Chief of Naval Staff
- In office 20 August 2008 – 8 September 2010
- Preceded by: Vice Adm. Ganiyu Adekeye
- Succeeded by: Vice Adm. Ola Sa'ad Ibrahim

Personal details
- Born: 19 September 1952 Jaba, Northern Region, British Nigeria (now in Kaduna State, Nigeria)
- Died: 4 January 2022 (aged 69)

Military service
- Allegiance: Nigeria
- Branch/service: Nigerian Navy
- Rank: Vice Admiral

= Ishaya Ibrahim =

18th Chief of Naval Staff (Nigeria)

Ishaya Iko Ibrahim DSS psc fwc (19 September 1952 – 4 January 2022) was the 18th Chief of the Nigerian Naval Staff. He was flag officer commanding Naval training command and Naval western command before his appointment as Chief of Naval Staff in August 2008.

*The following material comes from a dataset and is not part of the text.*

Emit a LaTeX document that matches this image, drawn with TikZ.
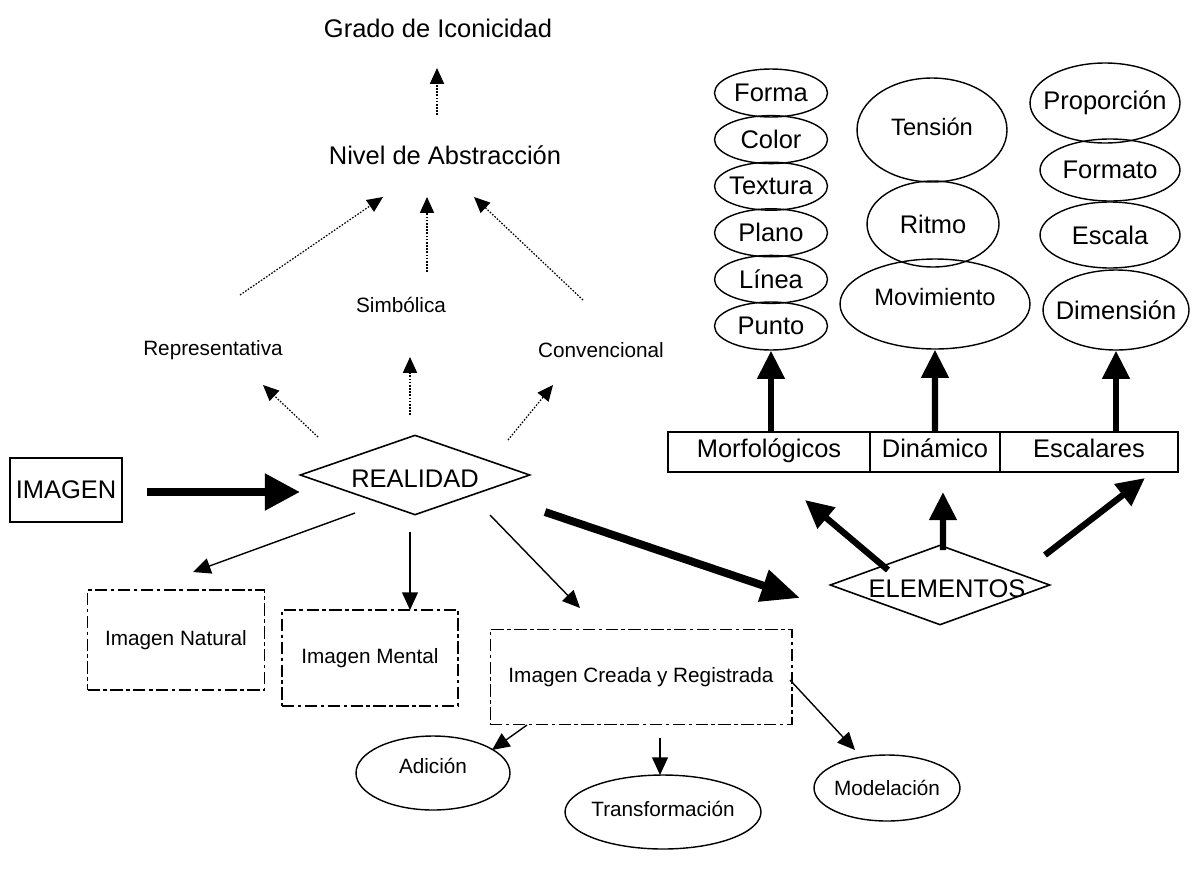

==Background and early life==
Admiral Ibrahim was born in Jaba local government in Kaduna State. He spent and grew up in Kwoi where he had his primary education. He finished his secondary education in S.I.M Secondary School in Kagoro.
He joined the Navy as a member of the 14th regular combatant course.

==Career==
Rear Admiral I.I. Ishaya served as the Chairman, Board of Directors, National Inland Waterways Authority (NIWA), Lokoja.
Admiral Ibrahim served on board several ships, he was the deputy defence attaché in Cotonou, Republic of Benin.

==Personal life==
Admiral Ibrahim was married to Mrs Grace Ibrahim and they have six children.